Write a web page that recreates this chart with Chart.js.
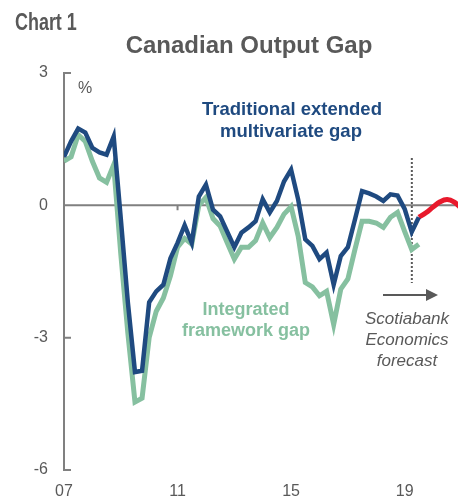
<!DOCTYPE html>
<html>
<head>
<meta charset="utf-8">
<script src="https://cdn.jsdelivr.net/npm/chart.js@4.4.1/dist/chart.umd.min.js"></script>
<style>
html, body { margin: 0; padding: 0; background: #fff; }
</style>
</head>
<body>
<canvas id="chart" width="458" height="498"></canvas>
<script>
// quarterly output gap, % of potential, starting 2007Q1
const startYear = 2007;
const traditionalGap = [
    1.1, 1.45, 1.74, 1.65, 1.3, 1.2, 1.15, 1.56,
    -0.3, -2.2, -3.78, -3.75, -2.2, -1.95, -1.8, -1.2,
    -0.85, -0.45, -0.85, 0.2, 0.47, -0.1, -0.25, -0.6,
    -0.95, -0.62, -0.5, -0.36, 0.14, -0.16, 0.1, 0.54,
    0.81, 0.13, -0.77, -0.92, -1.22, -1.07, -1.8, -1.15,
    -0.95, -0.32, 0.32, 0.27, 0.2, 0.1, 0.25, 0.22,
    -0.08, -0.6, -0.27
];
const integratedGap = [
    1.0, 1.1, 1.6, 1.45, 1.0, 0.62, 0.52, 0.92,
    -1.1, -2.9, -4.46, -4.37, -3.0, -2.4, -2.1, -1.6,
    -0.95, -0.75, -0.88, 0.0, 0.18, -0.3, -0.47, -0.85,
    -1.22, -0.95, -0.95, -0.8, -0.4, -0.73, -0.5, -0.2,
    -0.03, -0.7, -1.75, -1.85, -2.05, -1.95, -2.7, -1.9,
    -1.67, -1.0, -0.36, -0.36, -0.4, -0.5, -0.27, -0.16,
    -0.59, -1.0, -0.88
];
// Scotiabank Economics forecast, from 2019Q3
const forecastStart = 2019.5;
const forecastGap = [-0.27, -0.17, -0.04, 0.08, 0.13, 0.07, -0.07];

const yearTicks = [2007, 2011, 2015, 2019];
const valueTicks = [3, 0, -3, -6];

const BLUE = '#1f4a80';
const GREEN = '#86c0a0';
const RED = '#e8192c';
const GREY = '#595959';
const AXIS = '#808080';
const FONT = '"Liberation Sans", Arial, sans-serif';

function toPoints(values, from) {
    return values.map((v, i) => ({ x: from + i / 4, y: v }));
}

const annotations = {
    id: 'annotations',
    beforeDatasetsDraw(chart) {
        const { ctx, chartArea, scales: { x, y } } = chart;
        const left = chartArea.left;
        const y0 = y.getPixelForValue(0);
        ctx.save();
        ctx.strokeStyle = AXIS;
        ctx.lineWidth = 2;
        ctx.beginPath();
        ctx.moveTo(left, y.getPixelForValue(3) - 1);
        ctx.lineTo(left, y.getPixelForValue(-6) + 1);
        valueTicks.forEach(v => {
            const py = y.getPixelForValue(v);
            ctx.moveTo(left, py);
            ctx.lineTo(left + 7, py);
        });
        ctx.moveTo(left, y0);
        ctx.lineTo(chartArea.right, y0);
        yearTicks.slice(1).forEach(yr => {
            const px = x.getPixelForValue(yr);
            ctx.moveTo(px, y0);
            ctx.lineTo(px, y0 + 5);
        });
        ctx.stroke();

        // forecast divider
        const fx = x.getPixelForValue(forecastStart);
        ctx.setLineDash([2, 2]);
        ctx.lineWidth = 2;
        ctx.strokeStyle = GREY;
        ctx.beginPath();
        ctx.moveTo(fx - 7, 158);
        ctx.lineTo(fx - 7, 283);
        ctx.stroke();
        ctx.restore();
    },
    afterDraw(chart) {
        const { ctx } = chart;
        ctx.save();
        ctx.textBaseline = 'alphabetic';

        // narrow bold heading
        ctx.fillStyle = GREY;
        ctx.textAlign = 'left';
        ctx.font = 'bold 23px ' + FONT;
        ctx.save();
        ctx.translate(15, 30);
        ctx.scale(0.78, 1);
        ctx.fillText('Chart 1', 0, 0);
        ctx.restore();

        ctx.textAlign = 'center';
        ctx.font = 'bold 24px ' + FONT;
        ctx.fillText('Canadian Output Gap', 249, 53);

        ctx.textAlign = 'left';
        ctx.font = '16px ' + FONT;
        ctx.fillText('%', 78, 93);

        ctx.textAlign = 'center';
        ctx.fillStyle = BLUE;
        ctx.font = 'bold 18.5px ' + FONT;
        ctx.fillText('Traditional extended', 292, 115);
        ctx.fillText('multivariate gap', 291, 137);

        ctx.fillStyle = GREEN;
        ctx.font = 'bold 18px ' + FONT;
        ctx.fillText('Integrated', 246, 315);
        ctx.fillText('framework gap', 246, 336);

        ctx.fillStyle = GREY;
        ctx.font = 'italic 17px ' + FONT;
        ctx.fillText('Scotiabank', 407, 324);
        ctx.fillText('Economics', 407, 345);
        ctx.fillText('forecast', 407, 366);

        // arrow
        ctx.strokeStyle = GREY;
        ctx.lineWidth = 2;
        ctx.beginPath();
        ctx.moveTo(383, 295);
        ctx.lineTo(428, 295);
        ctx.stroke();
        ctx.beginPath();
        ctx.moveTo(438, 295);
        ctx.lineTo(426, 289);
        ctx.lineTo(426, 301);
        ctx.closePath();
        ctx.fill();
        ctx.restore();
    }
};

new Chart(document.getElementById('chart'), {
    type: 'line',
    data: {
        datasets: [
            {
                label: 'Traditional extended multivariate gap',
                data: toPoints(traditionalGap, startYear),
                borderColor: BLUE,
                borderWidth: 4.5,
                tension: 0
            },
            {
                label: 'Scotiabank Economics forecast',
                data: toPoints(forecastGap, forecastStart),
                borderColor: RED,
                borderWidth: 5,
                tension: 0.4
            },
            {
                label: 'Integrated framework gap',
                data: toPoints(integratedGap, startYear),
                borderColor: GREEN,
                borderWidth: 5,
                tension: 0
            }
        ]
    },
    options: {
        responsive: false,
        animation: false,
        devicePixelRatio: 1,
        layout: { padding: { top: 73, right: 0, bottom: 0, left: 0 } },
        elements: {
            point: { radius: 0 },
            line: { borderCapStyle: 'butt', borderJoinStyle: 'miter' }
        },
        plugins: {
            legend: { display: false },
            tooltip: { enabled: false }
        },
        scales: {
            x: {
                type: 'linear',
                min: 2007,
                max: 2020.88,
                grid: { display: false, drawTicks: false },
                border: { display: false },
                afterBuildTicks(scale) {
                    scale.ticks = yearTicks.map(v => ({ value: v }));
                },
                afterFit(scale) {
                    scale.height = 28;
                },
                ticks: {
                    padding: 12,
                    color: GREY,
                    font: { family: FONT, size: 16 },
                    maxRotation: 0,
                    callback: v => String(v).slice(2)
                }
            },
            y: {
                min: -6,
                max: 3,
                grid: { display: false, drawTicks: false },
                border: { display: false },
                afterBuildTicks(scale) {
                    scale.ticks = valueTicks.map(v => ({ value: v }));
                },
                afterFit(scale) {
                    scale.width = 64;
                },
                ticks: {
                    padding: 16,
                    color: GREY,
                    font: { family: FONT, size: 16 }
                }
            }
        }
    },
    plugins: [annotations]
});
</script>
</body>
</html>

▶ REQUIRED WORK
Reproduce each line exactly, please, except for any pictures.

▶ WRITTEN REPLY
Write a web page that recreates this chart with Chart.js.
<!DOCTYPE html>
<html>
<head>
<meta charset="utf-8">
<script src="https://cdn.jsdelivr.net/npm/chart.js@4.4.1/dist/chart.umd.min.js"></script>
<style>
html, body { margin: 0; padding: 0; background: #fff; }
</style>
</head>
<body>
<canvas id="chart" width="458" height="498"></canvas>
<script>
// quarterly output gap, % of potential, starting 2007Q1
const startYear = 2007;
const traditionalGap = [
    1.1, 1.45, 1.74, 1.65, 1.3, 1.2, 1.15, 1.56,
    -0.3, -2.2, -3.78, -3.75, -2.2, -1.95, -1.8, -1.2,
    -0.85, -0.45, -0.85, 0.2, 0.47, -0.1, -0.25, -0.6,
    -0.95, -0.62, -0.5, -0.36, 0.14, -0.16, 0.1, 0.54,
    0.81, 0.13, -0.77, -0.92, -1.22, -1.07, -1.8, -1.15,
    -0.95, -0.32, 0.32, 0.27, 0.2, 0.1, 0.25, 0.22,
    -0.08, -0.6, -0.27
];
const integratedGap = [
    1.0, 1.1, 1.6, 1.45, 1.0, 0.62, 0.52, 0.92,
    -1.1, -2.9, -4.46, -4.37, -3.0, -2.4, -2.1, -1.6,
    -0.95, -0.75, -0.88, 0.0, 0.18, -0.3, -0.47, -0.85,
    -1.22, -0.95, -0.95, -0.8, -0.4, -0.73, -0.5, -0.2,
    -0.03, -0.7, -1.75, -1.85, -2.05, -1.95, -2.7, -1.9,
    -1.67, -1.0, -0.36, -0.36, -0.4, -0.5, -0.27, -0.16,
    -0.59, -1.0, -0.88
];
// Scotiabank Economics forecast, from 2019Q3
const forecastStart = 2019.5;
const forecastGap = [-0.27, -0.17, -0.04, 0.08, 0.13, 0.07, -0.07];

const yearTicks = [2007, 2011, 2015, 2019];
const valueTicks = [3, 0, -3, -6];

const BLUE = '#1f4a80';
const GREEN = '#86c0a0';
const RED = '#e8192c';
const GREY = '#595959';
const AXIS = '#808080';
const FONT = '"Liberation Sans", Arial, sans-serif';

function toPoints(values, from) {
    return values.map((v, i) => ({ x: from + i / 4, y: v }));
}

const annotations = {
    id: 'annotations',
    beforeDatasetsDraw(chart) {
        const { ctx, chartArea, scales: { x, y } } = chart;
        const left = chartArea.left;
        const y0 = y.getPixelForValue(0);
        ctx.save();
        ctx.strokeStyle = AXIS;
        ctx.lineWidth = 2;
        ctx.beginPath();
        ctx.moveTo(left, y.getPixelForValue(3) - 1);
        ctx.lineTo(left, y.getPixelForValue(-6) + 1);
        valueTicks.forEach(v => {
            const py = y.getPixelForValue(v);
            ctx.moveTo(left, py);
            ctx.lineTo(left + 7, py);
        });
        ctx.moveTo(left, y0);
        ctx.lineTo(chartArea.right, y0);
        yearTicks.slice(1).forEach(yr => {
            const px = x.getPixelForValue(yr);
            ctx.moveTo(px, y0);
            ctx.lineTo(px, y0 + 5);
        });
        ctx.stroke();

        // forecast divider
        const fx = x.getPixelForValue(forecastStart);
        ctx.setLineDash([2, 2]);
        ctx.lineWidth = 2;
        ctx.strokeStyle = GREY;
        ctx.beginPath();
        ctx.moveTo(fx - 7, 158);
        ctx.lineTo(fx - 7, 283);
        ctx.stroke();
        ctx.restore();
    },
    afterDraw(chart) {
        const { ctx } = chart;
        ctx.save();
        ctx.textBaseline = 'alphabetic';

        // narrow bold heading
        ctx.fillStyle = GREY;
        ctx.textAlign = 'left';
        ctx.font = 'bold 23px ' + FONT;
        ctx.save();
        ctx.translate(15, 30);
        ctx.scale(0.78, 1);
        ctx.fillText('Chart 1', 0, 0);
        ctx.restore();

        ctx.textAlign = 'center';
        ctx.font = 'bold 24px ' + FONT;
        ctx.fillText('Canadian Output Gap', 249, 53);

        ctx.textAlign = 'left';
        ctx.font = '16px ' + FONT;
        ctx.fillText('%', 78, 93);

        ctx.textAlign = 'center';
        ctx.fillStyle = BLUE;
        ctx.font = 'bold 18.5px ' + FONT;
        ctx.fillText('Traditional extended', 292, 115);
        ctx.fillText('multivariate gap', 291, 137);

        ctx.fillStyle = GREEN;
        ctx.font = 'bold 18px ' + FONT;
        ctx.fillText('Integrated', 246, 315);
        ctx.fillText('framework gap', 246, 336);

        ctx.fillStyle = GREY;
        ctx.font = 'italic 17px ' + FONT;
        ctx.fillText('Scotiabank', 407, 324);
        ctx.fillText('Economics', 407, 345);
        ctx.fillText('forecast', 407, 366);

        // arrow
        ctx.strokeStyle = GREY;
        ctx.lineWidth = 2;
        ctx.beginPath();
        ctx.moveTo(383, 295);
        ctx.lineTo(428, 295);
        ctx.stroke();
        ctx.beginPath();
        ctx.moveTo(438, 295);
        ctx.lineTo(426, 289);
        ctx.lineTo(426, 301);
        ctx.closePath();
        ctx.fill();
        ctx.restore();
    }
};

new Chart(document.getElementById('chart'), {
    type: 'line',
    data: {
        datasets: [
            {
                label: 'Traditional extended multivariate gap',
                data: toPoints(traditionalGap, startYear),
                borderColor: BLUE,
                borderWidth: 4.5,
                tension: 0
            },
            {
                label: 'Scotiabank Economics forecast',
                data: toPoints(forecastGap, forecastStart),
                borderColor: RED,
                borderWidth: 5,
                tension: 0.4
            },
            {
                label: 'Integrated framework gap',
                data: toPoints(integratedGap, startYear),
                borderColor: GREEN,
                borderWidth: 5,
                tension: 0
            }
        ]
    },
    options: {
        responsive: false,
        animation: false,
        devicePixelRatio: 1,
        layout: { padding: { top: 73, right: 0, bottom: 0, left: 0 } },
        elements: {
            point: { radius: 0 },
            line: { borderCapStyle: 'butt', borderJoinStyle: 'miter' }
        },
        plugins: {
            legend: { display: false },
            tooltip: { enabled: false }
        },
        scales: {
            x: {
                type: 'linear',
                min: 2007,
                max: 2020.88,
                grid: { display: false, drawTicks: false },
                border: { display: false },
                afterBuildTicks(scale) {
                    scale.ticks = yearTicks.map(v => ({ value: v }));
                },
                afterFit(scale) {
                    scale.height = 28;
                },
                ticks: {
                    padding: 12,
                    color: GREY,
                    font: { family: FONT, size: 16 },
                    maxRotation: 0,
                    callback: v => String(v).slice(2)
                }
            },
            y: {
                min: -6,
                max: 3,
                grid: { display: false, drawTicks: false },
                border: { display: false },
                afterBuildTicks(scale) {
                    scale.ticks = valueTicks.map(v => ({ value: v }));
                },
                afterFit(scale) {
                    scale.width = 64;
                },
                ticks: {
                    padding: 16,
                    color: GREY,
                    font: { family: FONT, size: 16 }
                }
            }
        }
    },
    plugins: [annotations]
});
</script>
</body>
</html>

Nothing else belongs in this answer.